The American League’s best stood at the dugout railing shaking their heads, rapt.

In July, Chapman set a major league record by reaching 500 strikeouts in only 292 innings. Since his debut in 2010, his fastball has averaged 98.8 mph. Good grief.

Chapman was supposed to be a glorious starting pitcher for the Reds for the foreseeable future. Instead, greatness defected to the bullpen, much to the chagrin of many in Cincinnati who desperately had hoped to see potential fulfilled, not merely flashes of brilliance. A rotation that featured Johnny Cueto one night and Chapman the next would have been sublime. Chapman in the 9th, protecting a 3-run lead has been merely prosaic. Sadly, the Reds’ pitcher with perhaps the organization’s highest ceiling never pitched so much as 72 innings in a season.

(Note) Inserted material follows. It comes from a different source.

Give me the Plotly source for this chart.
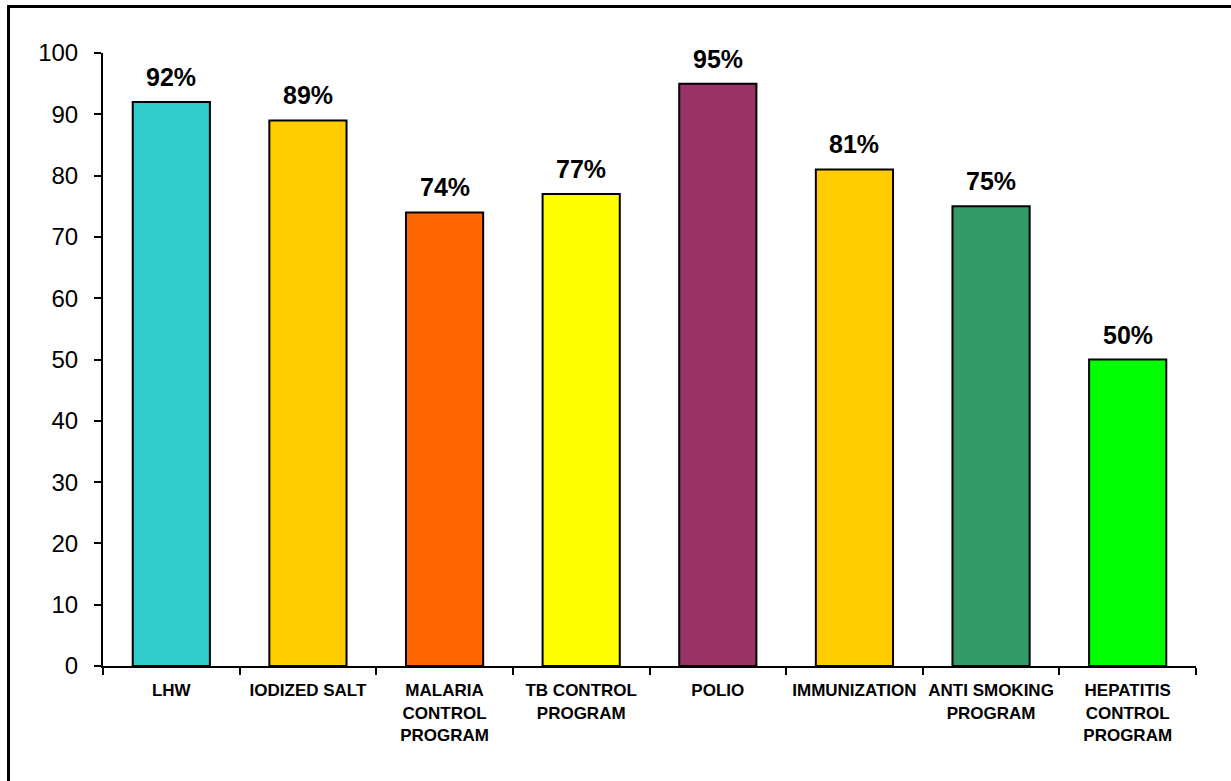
import plotly.graph_objects as go

# Programme awareness (%) by health programme
categories = [
    "LHW",
    "IODIZED SALT",
    "MALARIA<br>CONTROL<br>PROGRAM",
    "TB CONTROL<br>PROGRAM",
    "POLIO",
    "IMMUNIZATION",
    "ANTI SMOKING<br>PROGRAM",
    "HEPATITIS<br>CONTROL<br>PROGRAM",
]
values = [92, 89, 74, 77, 95, 81, 75, 50]
bar_colors = ["#33CCCC", "#FFCC00", "#FF6600", "#FFFF00",
              "#993366", "#FFCC00", "#339966", "#00FF00"]
y_ticks = list(range(0, 101, 10))

W, H = 1231, 781
ML, MR, MT, MB = 103, 35, 53, 115

fig = go.Figure(
    go.Bar(
        x=categories,
        y=values,
        marker=dict(color=bar_colors, line=dict(color="black", width=2)),
        width=0.565,
        hoverinfo="skip",
    )
)

# Percentage labels above each bar
for cat, val in zip(categories, values):
    fig.add_annotation(
        x=cat, y=val, text=f"<b>{val}%</b>",
        showarrow=False, yanchor="bottom", yshift=9,
        font=dict(family="Arial, Liberation Sans", size=25, color="black"),
    )

# Outer frame: left and top edges (the rest runs off the canvas)
pw, ph = W - ML - MR, H - MT - MB
def px(x):
    return (x - ML) / pw
def py(y):
    return (H - MB - y) / ph
frame = dict(type="line", xref="paper", yref="paper", line=dict(color="black", width=3))
fig.add_shape(x0=px(8.5), x1=px(8.5), y0=py(H + 50), y1=py(5), **frame)
fig.add_shape(x0=px(7), x1=px(W + 50), y0=py(6.5), y1=py(6.5), **frame)

fig.update_layout(
    width=W, height=H,
    margin=dict(l=ML, r=MR, t=MT, b=MB, pad=0, autoexpand=False),
    paper_bgcolor="white", plot_bgcolor="white",
    showlegend=False,
    font=dict(family="Arial, Liberation Sans", color="black"),
)
fig.update_xaxes(
    type="category", automargin=False, tickangle=0,
    showline=True, linecolor="black", linewidth=2,
    ticks="outside", tickson="boundaries", ticklen=7, tickwidth=2, tickcolor="black",
    ticklabelstandoff=8,
    tickfont=dict(family="Arial, Liberation Sans", size=17, color="black", weight="bold"),
    showgrid=False, zeroline=False, fixedrange=True,
)
fig.update_yaxes(
    range=[0, 100], tickvals=y_ticks, automargin=False,
    showline=True, linecolor="black", linewidth=2,
    ticks="outside", ticklen=7, tickwidth=2, tickcolor="black",
    ticklabelstandoff=11,
    tickfont=dict(family="Arial, Liberation Sans", size=24, color="black"),
    showgrid=False, zeroline=False, fixedrange=True,
)

fig.write_html("out.html")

Now, he’s almost assuredly gone this off season. The Reds have little use for a closer in 2016 — not with a young starting staff still finding their way. GM Walt Jocketty was more than willing to do business at the trade deadline, assuming he could have landed a haul of near-ready MLB talent in return. When he didn’t, it was pretty clear he was content to wait until the winter, when more suitors will be available. In the past, Reds owner Bob Castellini has always viewed the club as a contender and had no desire to part with his star bullpen attraction. But now it appears that Jocketty has convinced him to take a step back in 2016 and get ready to make another run at the division down the road in 2017.

“So this was the time you kind of step back and rebuild it a little … not rebuild, but retool.”

That makes Chapman not just expendable, but his departure almost mandatory, as the organization has holes to fill and the Cuban reliever could still bring considerable gelt. There are plenty of fans who assume Chapman will be wearing Pantone 200 red next spring. That might be a bad bet.

Lately, there’s been only one good reason to watch the Reds: Joey Votto is having a season for the ages. As the Big 162 winds down and this disappointing season grinds to its foregone conclusion, the Cuban Missile’s final days have been as forgotten as last year’s favorite toy the day after Christmas.

We many not realize it now, but we’ll miss him when he’s gone. No, we won’t miss him for the victories he brought to the organization because Bryan Price and his predecessor, Dusty Baker, never used him in the manner to which he was born. His name should have been above the marquee. Instead, he played the role of the extra, window dressing for the lead actors in the third act.

That doesn’t mean Cincinnati won’t wince when they see him wearing another uniform, the way Redleg Nation grimaced, gazing upon Cueto that first night decked out in Royals powder blue. There was always the sense of the unexpected when Aroldis Chapman was around. He might somersault off the mound, as he once did after a save — to the consternation of his manager. He might lose his control and walk three guys before utterly overwhelming the next three. He was definitely fearless. Baseball discovered that when he came back from a vicious liner to the face in a spring training game in 2014:

Which brings me back to Zevon. What was mesmerizing about Mr. Bad Example — music’s Mutineer — was the recklessness of his lyrics, his ability to mythologize life, his celebration of excess. The fearlessness of his protagonists in the face of overwhelming odds. Doesn’t that perfectly describe Aroldis Chapman? The meat of the other team’s lineup awaits. The bullpen door opens as flames launch skyward from the smokestacks in center field; the man enters, the crowd surely feeling what Zevon must have intended when he crooned “I was in the house when the house burned down.” His fastball is all excess. There’s a reckless feeling to the game for both the hitter and Chapman himself there on the mound. The long, slow coil. The smooth unwinding followed by the explosive delivery. The foolish prayer of a swing by the batter—if he’s lucky. The dive to the the dirt if he’s not.

Flinch or Fail. Poor, poor pitiful me.

There are a handful of games left. How many chances to watch Aroldis Chapman mythologize baseball one more time as a Red? Three? Two? One? You’ve got to enjoy every sandwich, Cincinnati. And every last pitch.